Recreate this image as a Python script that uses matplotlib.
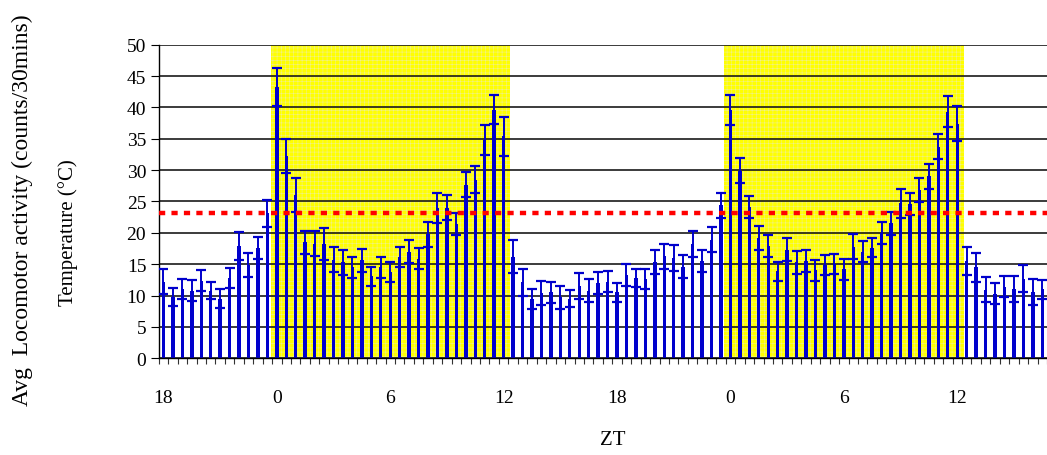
"""Locomotor activity across two light/dark cycles, 30-min bins, with chamber temperature."""

import matplotlib.pyplot as plt

# 30-min bins starting at ZT 18
activity_mean = [
    12.2, 9.8, 11.0, 10.8, 12.4, 10.8, 9.5, 12.8, 17.9, 14.9, 17.6, 23.1,
    43.3, 32.3, 26.1, 18.5, 18.3, 18.2, 15.7, 15.3, 14.5, 15.6, 13.1, 14.5,
    13.7, 16.1, 17.0, 15.9, 19.8, 24.0, 24.0, 21.4, 27.7, 28.5, 34.8, 39.6,
    35.4, 16.2, 12.1, 9.4, 10.4, 10.5, 9.7, 9.5, 11.5, 10.8, 12.0, 12.2,
    10.5, 13.3, 12.8, 12.7, 15.3, 16.3, 16.0, 14.6, 18.2, 15.5, 18.9, 24.4,
    39.6, 29.9, 24.1, 19.2, 17.9, 13.9, 17.3, 15.3, 15.5, 14.0, 14.9, 15.1,
    14.2, 17.8, 17.0, 17.6, 20.0, 21.5, 24.7, 24.6, 26.8, 29.0, 33.7, 39.3,
    37.4, 15.5, 14.5, 10.9, 10.3, 11.4, 11.0, 12.7, 10.6, 11.0,
]
activity_sem = [
    2.0, 1.4, 1.6, 1.7, 1.7, 1.4, 1.5, 1.6, 2.3, 1.9, 1.8, 2.1,
    3.0, 2.7, 2.7, 1.8, 2.0, 2.5, 2.0, 2.0, 1.7, 1.8, 1.5, 1.7,
    1.6, 1.6, 1.8, 1.7, 2.0, 2.4, 2.0, 1.8, 2.0, 2.2, 2.4, 2.3,
    3.1, 2.6, 2.2, 1.6, 1.9, 1.7, 1.9, 1.4, 2.1, 1.9, 1.8, 1.7,
    1.5, 1.8, 1.5, 1.6, 1.9, 2.0, 2.1, 1.8, 2.1, 1.7, 2.0, 2.0,
    2.4, 2.0, 1.8, 1.9, 1.8, 1.5, 1.8, 1.8, 1.7, 1.6, 1.6, 1.6,
    1.7, 2.0, 1.7, 1.5, 1.8, 1.8, 2.3, 1.7, 1.9, 2.0, 2.0, 2.5,
    2.8, 2.2, 2.3, 2.0, 1.7, 1.7, 2.1, 2.1, 2.1, 1.5,
]
temperature_c = 23.1

# lights-on shading, in bin units
light_spans = [(11.4, 36.7), (59.3, 84.7)]

zt_labels = ["18", "0", "6", "12", "18", "0", "6", "12"]
zt_label_bins = [0, 12, 24, 36, 48, 60, 72, 84]

BLUE = "#0000cc"
SERIF = ["Liberation Serif", "DejaVu Serif"]


def main() -> None:
    plt.rcParams["font.family"] = SERIF
    plt.rcParams["hatch.linewidth"] = 0.4

    fig = plt.figure(figsize=(10.47, 4.56), dpi=100, facecolor="white")
    ax = fig.add_axes([0.1516, 0.2121, 0.8484, 0.6877])

    n = len(activity_mean)
    x = list(range(n))

    for start, stop in light_spans:
        ax.axvspan(start, stop, facecolor="#ffff00", edgecolor="#f0f08c",
                   hatch="++++", linewidth=0, zorder=0)

    ax.set_yticks(range(0, 51, 5))
    ax.yaxis.grid(True, color="#1a1a1a", linewidth=1.2)
    ax.set_axisbelow(True)

    ax.bar(x, activity_mean, width=0.36, color=BLUE, zorder=2)
    ax.errorbar(x, activity_mean, yerr=activity_sem, fmt="none", ecolor=BLUE,
                elinewidth=1.4, capsize=3.5, capthick=1.6, zorder=3)

    ax.axhline(temperature_c, color="#ff0000", linewidth=3.2, dashes=(1.4, 1.4), zorder=4)

    ax.set_xlim(-0.5, 93.0)
    ax.set_ylim(0, 50)

    # boundary ticks between bins, ZT labels centred on bins
    ax.set_xticks([i - 0.5 for i in range(n + 1)])
    ax.set_xticklabels([])
    ax.tick_params(axis="x", which="major", length=4, width=0.8, color="#333333")
    ax.set_xticks(zt_label_bins, zt_labels, minor=True)
    ax.tick_params(axis="x", which="minor", length=0, pad=22, labelsize=14)
    ax.tick_params(axis="y", length=6, width=0.8, labelsize=14, pad=3)

    for side in ("top", "right"):
        ax.spines[side].set_visible(False)
    ax.spines["left"].set_linewidth(1.0)
    ax.spines["bottom"].set_linewidth(1.0)

    fig.text(0.021, 0.54, "Avg  Locomotor activity (counts/30mins)", rotation=90,
             ha="center", va="center", fontsize=17)
    fig.text(0.065, 0.49, "Temperature (\u00b0C)", rotation=90,
             ha="center", va="center", fontsize=15)
    fig.text(0.585, 0.035, "ZT", ha="center", va="center", fontsize=15)

    fig.savefig("out.png", dpi=100, facecolor="white")
    plt.close(fig)


if __name__ == "__main__":
    main()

Aim of the task: Print the listing above in full, exactly as written. Omit any pictures.

Right answer:
Recreate this image as a Python script that uses matplotlib.
"""Locomotor activity across two light/dark cycles, 30-min bins, with chamber temperature."""

import matplotlib.pyplot as plt

# 30-min bins starting at ZT 18
activity_mean = [
    12.2, 9.8, 11.0, 10.8, 12.4, 10.8, 9.5, 12.8, 17.9, 14.9, 17.6, 23.1,
    43.3, 32.3, 26.1, 18.5, 18.3, 18.2, 15.7, 15.3, 14.5, 15.6, 13.1, 14.5,
    13.7, 16.1, 17.0, 15.9, 19.8, 24.0, 24.0, 21.4, 27.7, 28.5, 34.8, 39.6,
    35.4, 16.2, 12.1, 9.4, 10.4, 10.5, 9.7, 9.5, 11.5, 10.8, 12.0, 12.2,
    10.5, 13.3, 12.8, 12.7, 15.3, 16.3, 16.0, 14.6, 18.2, 15.5, 18.9, 24.4,
    39.6, 29.9, 24.1, 19.2, 17.9, 13.9, 17.3, 15.3, 15.5, 14.0, 14.9, 15.1,
    14.2, 17.8, 17.0, 17.6, 20.0, 21.5, 24.7, 24.6, 26.8, 29.0, 33.7, 39.3,
    37.4, 15.5, 14.5, 10.9, 10.3, 11.4, 11.0, 12.7, 10.6, 11.0,
]
activity_sem = [
    2.0, 1.4, 1.6, 1.7, 1.7, 1.4, 1.5, 1.6, 2.3, 1.9, 1.8, 2.1,
    3.0, 2.7, 2.7, 1.8, 2.0, 2.5, 2.0, 2.0, 1.7, 1.8, 1.5, 1.7,
    1.6, 1.6, 1.8, 1.7, 2.0, 2.4, 2.0, 1.8, 2.0, 2.2, 2.4, 2.3,
    3.1, 2.6, 2.2, 1.6, 1.9, 1.7, 1.9, 1.4, 2.1, 1.9, 1.8, 1.7,
    1.5, 1.8, 1.5, 1.6, 1.9, 2.0, 2.1, 1.8, 2.1, 1.7, 2.0, 2.0,
    2.4, 2.0, 1.8, 1.9, 1.8, 1.5, 1.8, 1.8, 1.7, 1.6, 1.6, 1.6,
    1.7, 2.0, 1.7, 1.5, 1.8, 1.8, 2.3, 1.7, 1.9, 2.0, 2.0, 2.5,
    2.8, 2.2, 2.3, 2.0, 1.7, 1.7, 2.1, 2.1, 2.1, 1.5,
]
temperature_c = 23.1

# lights-on shading, in bin units
light_spans = [(11.4, 36.7), (59.3, 84.7)]

zt_labels = ["18", "0", "6", "12", "18", "0", "6", "12"]
zt_label_bins = [0, 12, 24, 36, 48, 60, 72, 84]

BLUE = "#0000cc"
SERIF = ["Liberation Serif", "DejaVu Serif"]


def main() -> None:
    plt.rcParams["font.family"] = SERIF
    plt.rcParams["hatch.linewidth"] = 0.4

    fig = plt.figure(figsize=(10.47, 4.56), dpi=100, facecolor="white")
    ax = fig.add_axes([0.1516, 0.2121, 0.8484, 0.6877])

    n = len(activity_mean)
    x = list(range(n))

    for start, stop in light_spans:
        ax.axvspan(start, stop, facecolor="#ffff00", edgecolor="#f0f08c",
                   hatch="++++", linewidth=0, zorder=0)

    ax.set_yticks(range(0, 51, 5))
    ax.yaxis.grid(True, color="#1a1a1a", linewidth=1.2)
    ax.set_axisbelow(True)

    ax.bar(x, activity_mean, width=0.36, color=BLUE, zorder=2)
    ax.errorbar(x, activity_mean, yerr=activity_sem, fmt="none", ecolor=BLUE,
                elinewidth=1.4, capsize=3.5, capthick=1.6, zorder=3)

    ax.axhline(temperature_c, color="#ff0000", linewidth=3.2, dashes=(1.4, 1.4), zorder=4)

    ax.set_xlim(-0.5, 93.0)
    ax.set_ylim(0, 50)

    # boundary ticks between bins, ZT labels centred on bins
    ax.set_xticks([i - 0.5 for i in range(n + 1)])
    ax.set_xticklabels([])
    ax.tick_params(axis="x", which="major", length=4, width=0.8, color="#333333")
    ax.set_xticks(zt_label_bins, zt_labels, minor=True)
    ax.tick_params(axis="x", which="minor", length=0, pad=22, labelsize=14)
    ax.tick_params(axis="y", length=6, width=0.8, labelsize=14, pad=3)

    for side in ("top", "right"):
        ax.spines[side].set_visible(False)
    ax.spines["left"].set_linewidth(1.0)
    ax.spines["bottom"].set_linewidth(1.0)

    fig.text(0.021, 0.54, "Avg  Locomotor activity (counts/30mins)", rotation=90,
             ha="center", va="center", fontsize=17)
    fig.text(0.065, 0.49, "Temperature (\u00b0C)", rotation=90,
             ha="center", va="center", fontsize=15)
    fig.text(0.585, 0.035, "ZT", ha="center", va="center", fontsize=15)

    fig.savefig("out.png", dpi=100, facecolor="white")
    plt.close(fig)


if __name__ == "__main__":
    main()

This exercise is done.